Obwohl dieser Forschungsbereich bereits intensiv untersucht wird, wird hier das erste Mal von S,N-bidentaten organometallischen RuII und OsII Wirkstoffkandidaten berichtet. Die Liganden basieren dabei auf 2-Pyridinkarbothioamiden, denen Magenschleimhaut-schützende Wirkung und sehr geringe in vivo Toxizität nachgewiesen wurde (J. Med. Chem., 1990, 33, 327–336). Koordination an den organometallischen Rest ergibt äußerst zytotoxische Verbindungen in chemoresistenten Kolonkarzinom- und multidrug-resistenten Lungenkarzinomzelllinien. Ihr Verhalten in wässriger Lösung und ihre ‚drug-likeness‘ legen den Schluss nahe, dass diese neuartige Familie von organometallischen tumorhemmenden Wirkstoffen zur oralen Applikation geeignet sein dürfte. Zudem zeigten Untersuchungen mit dem Nukleosompartikel, dass diese Metallverbindungen ausschließlich an Histon Dimer–Dimer und Dimer–Tetramer Grenzflächen der Histonproteine binden. Dies könnte auf eine Beeinträchtigung von Chromatindynamiken als möglichen Wirkmechanismum deuten.

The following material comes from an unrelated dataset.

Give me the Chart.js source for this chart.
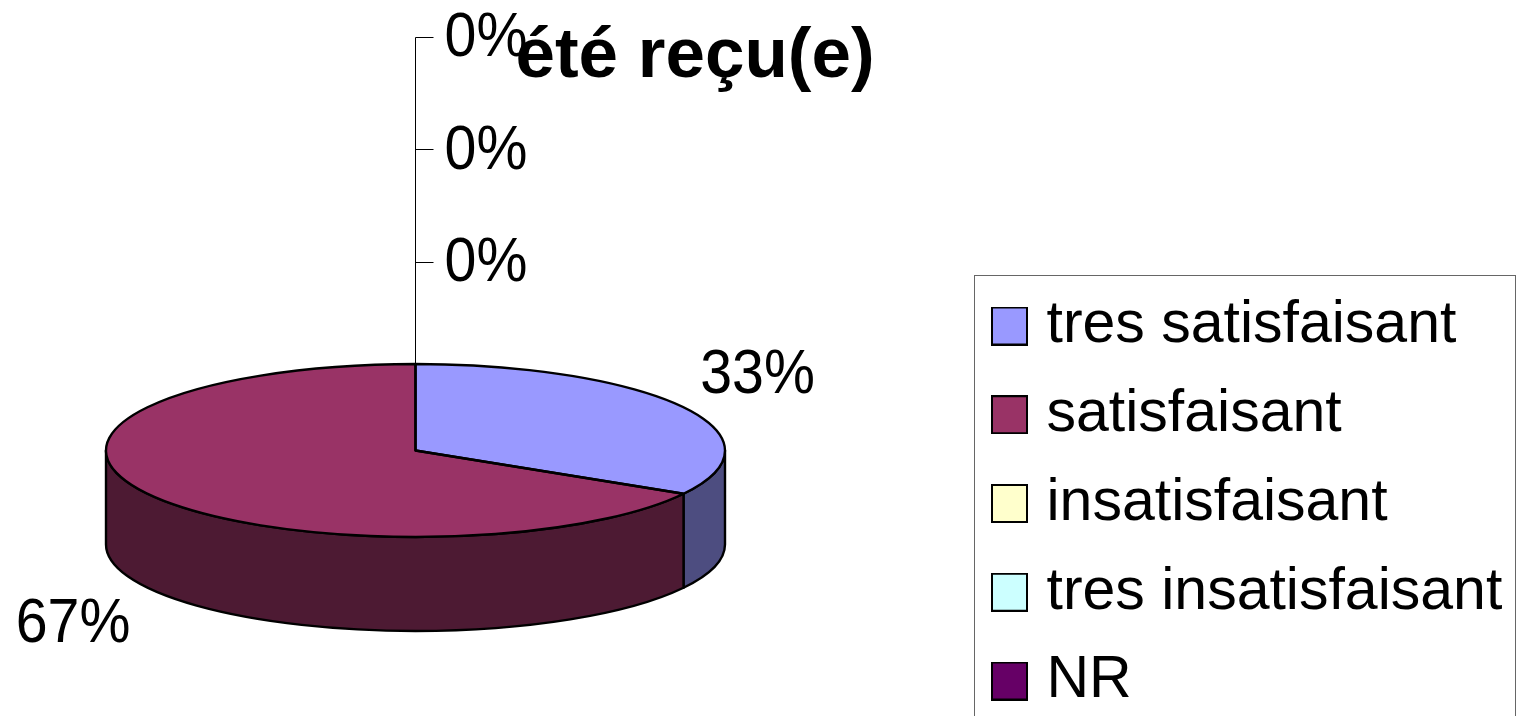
<!DOCTYPE html>
<html lang="fr">
<head>
<meta charset="utf-8">
<title>été reçu(e)</title>
<style>html,body{margin:0;padding:0;background:#fff;overflow:hidden}canvas{display:block}</style>
<script src="https://cdn.jsdelivr.net/npm/chart.js@4"></script>
</head>
<body>
<canvas id="c" width="1517" height="716"></canvas>
<script>
const titleText = 'été reçu(e)';
const categories = ['tres satisfaisant', 'satisfaisant', 'insatisfaisant', 'tres insatisfaisant', 'NR'];
const values = [1, 2, 0, 0, 0];
const topColors = ['#9999FF', '#993366', '#FFFFCC', '#CCFFFF', '#660066'];
const sideColors = ['#4D4D80', '#4D1A33', '#80805F', '#668080', '#330033'];

const FONT = '"Liberation Sans", Arial, sans-serif';
const SQUASH = 86.5 / 309.5;
const DEPTH = 94;

function swatch(color) {
  const s = document.createElement('canvas');
  s.width = 37; s.height = 39;
  const g = s.getContext('2d');
  g.fillStyle = color; g.fillRect(0, 0, 37, 39);
  g.strokeStyle = '#000'; g.lineWidth = 2; g.strokeRect(1, 1, 35, 37);
  return s;
}
const swatches = topColors.map(swatch);

const total = values.reduce((a, b) => a + b, 0);
const pct = v => Math.round(v / total * 100) + '%';

const pie3d = {
  id: 'pie3d',
  beforeDraw(chart) {
    const { ctx } = chart;
    ctx.save();
    ctx.strokeStyle = '#666'; ctx.lineWidth = 1;
    ctx.strokeRect(974.5, 275.5, 541, 470);
    ctx.restore();
  },
  afterLayout(chart) {
    const lg = chart.legend;
    const pad = lg.options.labels.padding;
    lg.left = 1002 - pad; lg.right = 1517; lg.top = 296.5 - pad; lg.bottom = lg.top + 560;
    const t = chart.titleBlock;
    const lh = t.options.font.size * 1.2;
    t.left = 395; t.right = 995; t.top = 57.5 - lh / 2; t.bottom = t.top + lh;
  },
  beforeDatasetsDraw(chart) {
    const { ctx } = chart;
    const arcs = chart.getDatasetMeta(0).data;
    ctx.save();
    arcs.forEach((el, i) => {
      if (!values[i]) return;
      const a = Math.max(el.startAngle, 0), b = Math.min(el.endAngle, Math.PI);
      if (b <= a) return;
      const rx = el.outerRadius, ry = rx * SQUASH;
      ctx.beginPath();
      ctx.ellipse(el.x, el.y, rx, ry, 0, a, b);
      ctx.ellipse(el.x, el.y + DEPTH, rx, ry, 0, b, a, true);
      ctx.closePath();
      ctx.fillStyle = sideColors[i]; ctx.fill();
      ctx.strokeStyle = '#000'; ctx.lineWidth = 2.4; ctx.lineJoin = 'round'; ctx.stroke();
    });
    ctx.restore();
    const o = arcs[0];
    ctx.save();
    ctx.translate(o.x, o.y); ctx.scale(1, SQUASH); ctx.translate(-o.x, -o.y);
  },
  afterDatasetsDraw(chart) {
    const { ctx } = chart;
    ctx.restore();
    const arcs = chart.getDatasetMeta(0).data;
    const o = arcs[0];
    const rx = o.outerRadius, ry = rx * SQUASH;
    ctx.save();
    ctx.strokeStyle = '#000'; ctx.lineWidth = 2.4; ctx.lineJoin = 'round';
    arcs.forEach((el, i) => {
      if (!values[i]) return;
      ctx.beginPath();
      ctx.moveTo(el.x, el.y);
      ctx.ellipse(el.x, el.y, rx, ry, 0, el.startAngle, el.endAngle);
      ctx.closePath();
      ctx.stroke();
    });
    // leader line shared by the three empty slices
    const tickY = [37, 149, 262];
    const lx = Math.floor(o.x) + 0.5;
    ctx.lineWidth = 1;
    ctx.beginPath();
    ctx.moveTo(lx, o.y);
    ctx.lineTo(lx, tickY[0] + 0.5);
    tickY.forEach(y => { ctx.moveTo(lx, y + 0.5); ctx.lineTo(o.x + 18, y + 0.5); });
    ctx.stroke();
    // value labels
    ctx.fillStyle = '#000';
    ctx.font = '60px ' + FONT;
    ctx.textAlign = 'center'; ctx.textBaseline = 'middle';
    const pos = [[757.5, 376], [73, 625], [486, 39], [486, 152], [486, 264]];
    values.forEach((v, i) => {
      ctx.save();
      ctx.translate(pos[i][0], pos[i][1]);
      ctx.scale(0.955, 1.04);
      ctx.fillText(pct(v), 0, 0);
      ctx.restore();
    });
    ctx.restore();
  }
};

new Chart(document.getElementById('c'), {
  type: 'pie',
  data: {
    labels: categories,
    datasets: [{ data: values, backgroundColor: topColors, borderWidth: 0, clip: false }]
  },
  options: {
    responsive: false,
    animation: false,
    radius: 309.5,
    layout: { padding: { left: 0, right: 686, top: 99.8, bottom: 0 } },
    plugins: {
      tooltip: { enabled: false },
      title: {
        display: true, text: titleText, color: '#000', padding: 0,
        font: { family: FONT, size: 71, weight: 'bold', lineHeight: 1.2 }
      },
      legend: {
        position: 'chartArea', align: 'start',
        labels: {
          color: '#000', padding: 29.75, boxWidth: 15, boxHeight: 39, usePointStyle: true,
          font: { family: FONT, size: 59 },
          generateLabels(chart) {
            return Chart.overrides.doughnut.plugins.legend.labels.generateLabels(chart)
              .map((it, i) => Object.assign(it, { pointStyle: swatches[i], hidden: false }));
          }
        }
      }
    }
  },
  plugins: [pie3d]
});
</script>
</body>
</html>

Organometallische RuII–Aren Verbindungen, basierend auf O,O-bidentaten Pyronatoliganden, zeigen typischerweise eine sehr geringe antiproliferative Aktivität in vitro. Es wird hier jedoch gezeigt, dass RuII–p-Cymol Verbindungen mit Triazolyl-modifizierten Pyronatoliganden erhebliche zytotoxische Wirkung aufweisen. Die Strategie der Triazolyl-Modifikation wurde verfolgt, um das erste organometallische Ru–Peptid Biokonjugat mit zytotoxischer Aktivität im niederen mikromolaren Bereich zu erhalten. Dieses Biokonjugat wurde mittels verschiedender Methoden, einschließlich top-down Elektrosprayionisations-Massenspektrometrie (ESI-MS), umfassend charakterisiert.
Massenspektrometrie (MS) ist ein außerordentlich wertvolles Werkzeug zur molekularen Analyse von Wechselwirkungen zwischen Metallverbindungen und Biomolekülen, wie z.B. DNA, Proteinen und deren Bestandteilen. Die molekulare Reaktivität von metallbasierenden tumorhemmenden Wirkstoffen und Wirkstofffamilien kann Erkenntnisse über deren Wirkmechanismus liefern. Im Rahmen dieser Dissertation wurden MS-basierende Techniken neben der Charakterisierung von neuen Verbindungen oder wie oben beschrieben von Peptidkonjugaten auch zur Analyse der Reaktivität von repräsentativen tumorhemmenden (Thio)Pyr(id)onato RuII–p-Cymol Metallverbindungen gegenüber Aminosäuren, Nukleotiden und Proteinen verwendet. Eine inverse Korrelation zwischen dem Ausmaß der Proteinaffinität und der antiproliferativen Aktivität konnte für diese metallhältigen Verbindungsfamilien festgestellt werden.
Die Bestimmung der Bindungsstelle von Metallionen an Proteinen durch massenspektrometrische Methoden stellt eine erhebliche analytische Herausforderung dar, die vielfach durch eine niedrige Effizienz der Adduktdetektion bedingt ist. Es konnte gezeigt werden, dass top-down MS als eine vielversprechende Herangehensweise gelten kann, um z.B. die Bindungsstellen von Oxaliplatin an Ubiquitin (ub) zu bestimmen. Die Kombination der Fragmentierungsmethoden höher energetischer C-Fallen Dissoziation (HCD) und Elektrontransferdissoziation (ETD) erzielte dabei den höchsten Informationsgehalt. Dadurch konnte Methionin-1 als primärer und Histidin-68 als sekundärer Bindungspartner bestätigt werden.